We can infer from this model, based on historic data points, that the price of oil affects the price of gas (no big surprise here). Please note the oil price value is normalized against Feb 2008 oil price in %.


But what affected oil prices? What caused the huge spike in oil prices July 2008 in our time series forecast? My experience has been that when we create these type models we are always going to be ask what factors caused or drove certain data points in the series to extreme values.

In this case, we might casually answer “ It was a lack of supply in oil with high demand” but this is not true as the following set of historic data charts prove. The chart below shows that in July 2008 production of oil was at an all time high as suppliers were willing increase production when the price point was high. Again no surprise, it’s simple Econ 101.

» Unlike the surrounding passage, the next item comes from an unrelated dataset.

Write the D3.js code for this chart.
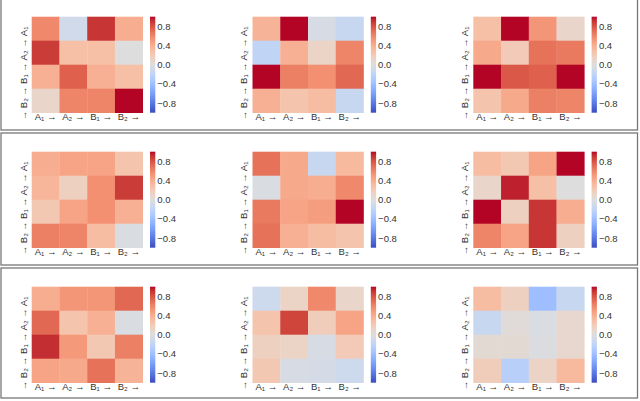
<!DOCTYPE html>
<html>
<head>
<meta charset="utf-8">
<script src="https://cdn.jsdelivr.net/npm/d3@7"></script>
<style>
  html, body { margin: 0; padding: 0; background: #fff; }
  svg text { font-family: "Liberation Sans", Arial, sans-serif; }
</style>
</head>
<body>
<svg id="chart" width="640" height="401"></svg>
<script>
// ---- data ----
const rowLabels = ["A₁", "A₂", "B₁", "B₂"];
const colLabels = ["A₁", "A₂", "B₁", "B₂"];
const cbTicks = [0.8, 0.4, 0.0, -0.4, -0.8];

const m11 = [[0.58, -0.10, 0.90, 0.40], [0.88, 0.28, 0.28, 0.00], [0.38, 0.75, 0.38, 0.28], [0.10, 0.60, 0.60, 1.00]];
const m12 = [[0.36, 1.00, -0.05, -0.15], [-0.20, 0.38, 0.12, 0.60], [1.00, 0.62, 0.55, 0.72], [0.38, 0.25, 0.30, -0.15]];
const m13 = [[0.28, 1.00, 0.52, 0.10], [0.42, 0.20, 0.68, 0.65], [1.00, 0.78, 0.75, 1.00], [0.25, 0.42, 0.62, 0.60]];
const m21 = [[0.40, 0.45, 0.45, 0.25], [0.35, 0.15, 0.55, 0.88], [0.22, 0.45, 0.55, 0.38], [0.62, 0.60, 0.30, -0.03]];
const m22 = [[0.68, 0.42, -0.15, 0.32], [-0.03, 0.42, 0.40, 0.58], [0.65, 0.45, 0.48, 1.00], [0.68, 0.38, 0.30, 0.25]];
const m23 = [[0.30, 0.22, 0.45, 1.00], [0.10, 0.95, 0.28, 0.00], [1.00, 0.15, 0.90, 0.40], [0.60, 0.45, 0.90, 0.15]];
const m31 = [[0.40, 0.52, 0.52, 0.72], [0.72, 0.25, 0.38, -0.03], [0.92, 0.50, 0.22, 0.62], [0.45, 0.42, 0.68, 0.36]];
const m32 = [[-0.12, 0.12, 0.58, 0.10], [0.25, 0.85, 0.18, 0.45], [0.15, 0.12, -0.05, 0.20], [0.22, -0.05, -0.07, -0.12]];
const m33 = [[0.30, 0.15, -0.40, -0.15], [-0.15, 0.02, -0.03, 0.08], [0.05, 0.05, -0.02, 0.08], [0.18, -0.25, 0.12, 0.32]];

const panels = [[m11, m12, m13], [m21, m22, m23], [m31, m32, m33]];

// coolwarm colormap control points (Moreland)
const cwStops = [
  [59,76,192],[68,90,204],[77,104,215],[87,117,225],[98,130,234],[108,142,241],[119,154,247],[130,165,251],
  [141,176,254],[152,185,255],[163,194,255],[174,201,253],[184,208,249],[194,213,244],[204,217,238],[213,219,230],
  [221,221,221],[229,216,209],[236,211,197],[241,204,185],[245,196,173],[247,187,160],[247,177,148],[247,166,135],
  [244,154,123],[241,141,111],[236,127,99],[229,112,88],[222,96,77],[213,80,66],[203,62,56],[192,40,47],[180,4,38]
];

// ---- layout ----
const svg = d3.select("#chart");
const hmW = 111, hmH = 96;
const x0 = 31.7, dxPanel = 220.8;
const y0 = 16.7, dyRow = 135;

const color = d3.scaleLinear()
  .domain(cwStops.map((_, i) => -1 + 2 * i / (cwStops.length - 1)))
  .range(cwStops.map(c => `rgb(${c[0]},${c[1]},${c[2]})`))
  .interpolate(d3.interpolateRgb)
  .clamp(true);

// gradient for colorbars
const defs = svg.append("defs");
const grad = defs.append("linearGradient").attr("id", "cw")
  .attr("x1", 0).attr("y1", 1).attr("x2", 0).attr("y2", 0);
d3.range(0, 65).forEach(i => {
  const t = i / 64;
  grad.append("stop").attr("offset", t).attr("stop-color", color(-1 + 2 * t));
});

// row boxes
const boxes = [[-5, 130], [133, 265], [268, 398]];
svg.selectAll("rect.box").data(boxes).enter().append("rect")
  .attr("class", "box")
  .attr("x", 1).attr("width", 636.5)
  .attr("y", d => d[0]).attr("height", d => d[1] - d[0])
  .attr("fill", "none").attr("stroke", "#777").attr("stroke-width", 1.3);

const xs = d3.scaleBand().domain(colLabels).range([0, hmW]);
const ys = d3.scaleBand().domain(rowLabels).range([0, hmH]);
const cbScale = d3.scaleLinear().domain([-1, 1]).range([hmH, 0]);

panels.forEach((row, ri) => {
  row.forEach((mat, ci) => {
    const g = svg.append("g")
      .attr("transform", `translate(${x0 + ci * dxPanel},${y0 + ri * dyRow})`);

    const cells = [];
    mat.forEach((r, i) => r.forEach((v, j) => cells.push({ r: rowLabels[i], c: colLabels[j], v })));
    g.selectAll("rect.cell").data(cells).enter().append("rect")
      .attr("class", "cell")
      .attr("x", d => xs(d.c)).attr("y", d => ys(d.r))
      .attr("width", xs.bandwidth() + 0.3).attr("height", ys.bandwidth() + 0.3)
      .attr("fill", d => color(d.v));

    // x axis
    const xa = g.append("g").attr("transform", `translate(0,${hmH})`)
      .call(d3.axisBottom(xs).tickSize(0).tickPadding(0.3).tickFormat(d => d + " →"));
    xa.select(".domain").remove();
    xa.selectAll("text").attr("font-size", 9.5).attr("fill", "#333")
      .style("font-family", "'Liberation Sans', Arial, sans-serif");

    // y axis (rotated labels)
    const ya = g.append("g")
      .call(d3.axisLeft(ys).tickSize(0).tickFormat(d => "→ " + d));
    ya.select(".domain").remove();
    ya.selectAll("text")
      .attr("font-size", 9.5).attr("fill", "#333")
      .style("font-family", "'Liberation Sans', Arial, sans-serif")
      .attr("x", 0).attr("dy", null)
      .attr("text-anchor", "middle")
      .attr("transform", "translate(-5.2,8.5) rotate(-90)");

    // colorbar
    const cb = g.append("g").attr("transform", `translate(118.3,0)`);
    cb.append("rect").attr("width", 5.3).attr("height", hmH).attr("fill", "url(#cw)");
    const ca = cb.append("g").attr("transform", "translate(5.3,0)")
      .call(d3.axisRight(cbScale).tickValues(cbTicks).tickSize(0).tickPadding(2)
        .tickFormat(d => d3.format(".1f")(d).replace("-", "−")));
    ca.select(".domain").remove();
    ca.selectAll("text").attr("font-size", 9.5).attr("fill", "#333")
      .style("font-family", "'Liberation Sans', Arial, sans-serif");
  });
});
</script>
</body>
</html>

We would think that demand for oil during this period would also be high driving up the price point -but that is not the case. In fact, demand for oil during this period was very low as this historic data chart reveals. It started dropping in 2007 and hit a low in the summer of 2008 when the price of oil and gas were both at all time highs.


So how can we explain what was driving the price of oil up and thus the price of gas in July 2008? It turns out that one of the primary factors driving up the price of oil was the value of the dollars value against other currencies. In effect, because the value of the dollar was low oil suppliers wanted more dollars for the same units of oil thus driving up the price.


Many types of data that are typically used in time series analysis (think commodities, stock prices, long term weather forecasts…) are driven by complex factors that are often changing and may be non-stationary. The factors that drive a forecast today are not the same as what might be driving it tomorrow. This is what makes understanding what series need to be included in the mining models and what indirect factors drive them tricky.

If we take our oil example, many factors have driven the price around historically. These include: supply, demand, war, strikes, geopolitical tension (or lack of), weather… In some cases, the input factors are so complex and varied that the only way to predict future values is to use the historic time values as there is no way to determine all of the factors that move the data. This is certainly true of the stock market as well.


In this blog, I have taken a simple example of time series analysis based on historic oil and gas prices to show how once we have developed our mining model we can potentially dive deeper to understand what factors are driving the forecasts, and ultimately provide better insight to the business. This is the essence of what BI should be about and is often overlooked by technicians who are overly occupied in the complexity of the tools they are using rather than how to use the results they generate to impact the organization.